A second claim Alex makes is that we lack a theory for why the more centralized states that arose after 1700 were less rent-seeking and predatory than their weaker and more internally fragmented predecessors. But in fact we have a fairly good understanding of many of the mechanisms responsible for the demise of the more costly forms of recent seeking that characterized medieval and early modern Europe. This understanding is based on the work of James Buchanan and Mancur Olson.

The basic argument is this. Medieval and early modern states were mostly devices for rent-extraction and rent-seeking. But this rent-extraction and rent-seeking was largely decentralized. They collected taxes through a variety of costly and inefficient means (such as selling monopolies). They then spent the tax revenue on costly wars.

Decentralized rent-extraction was costly and inefficient. For example, it is well known that weights and measures varied from place to place in preindustrial Europe. What is less well known is that there were institutional reasons for this, as each local lord wanted to use his own measures in order to extract more surplus from the peasants who were forced to grind their grain using his mill. Local cities similarly used their own systems of weights and measures in order to extract surplus from traveling merchants. This benefited each local lord and city authority but imposed a large deadweight loss on the economy at large.

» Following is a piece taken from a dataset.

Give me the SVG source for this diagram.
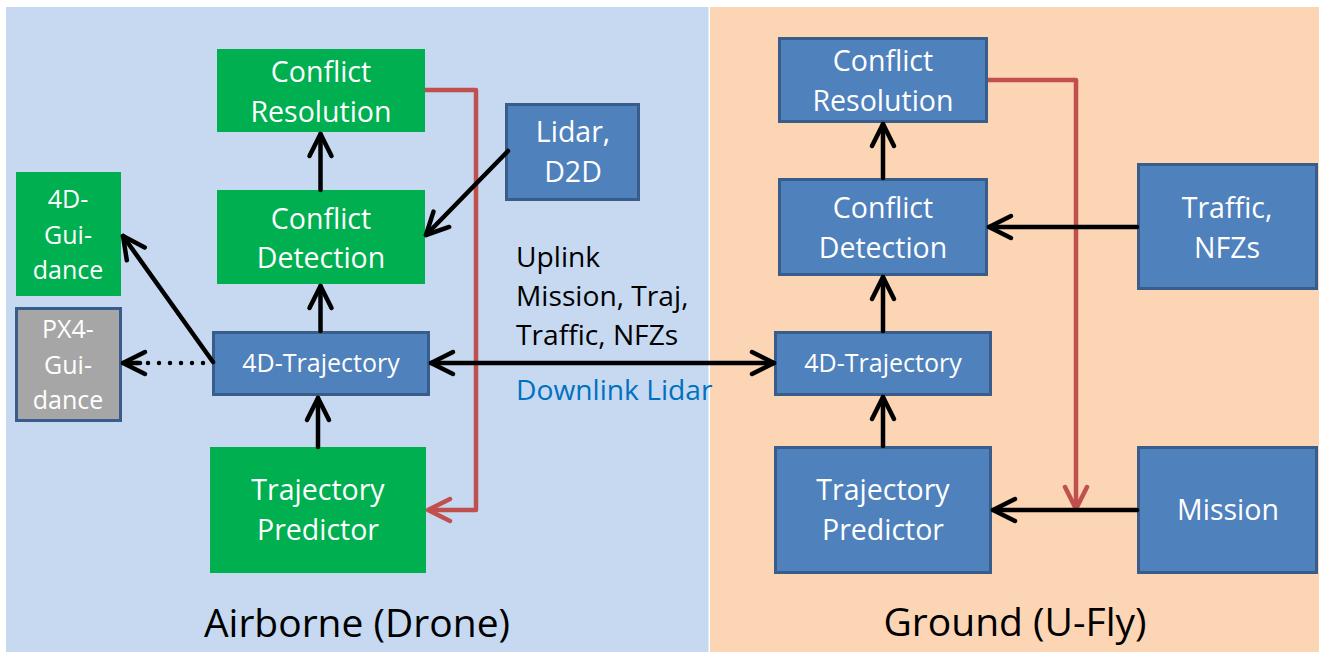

The logic of internal tariffs was similar. Each local lord or city would choose their internal tariffs in order to maximize their own income. But we know from elementary microeconomics that in this setting each local authority will set these tariffs “too high” because they will not take into account the effect of their tax rate on the tax revenue of their neighbors who also set their tariffs too high.

When early modern European rulers invested in state capacity, they sought to abolish or restrict such internal tariffs, to impose uniform taxes, and to standardize weights and measures. This resulted in a reduction in deadweight loss as when the king set the tax rate he considered the tax revenue he gets from his entire realm, and internalized the negative externality mentioned above.  The reasoning is identical to that which states that a single combined monopolist may be preferable to an up-stream and down-stream monopolist. When it comes to a public bad (like rent-seeking) a monopolist is preferable to competition.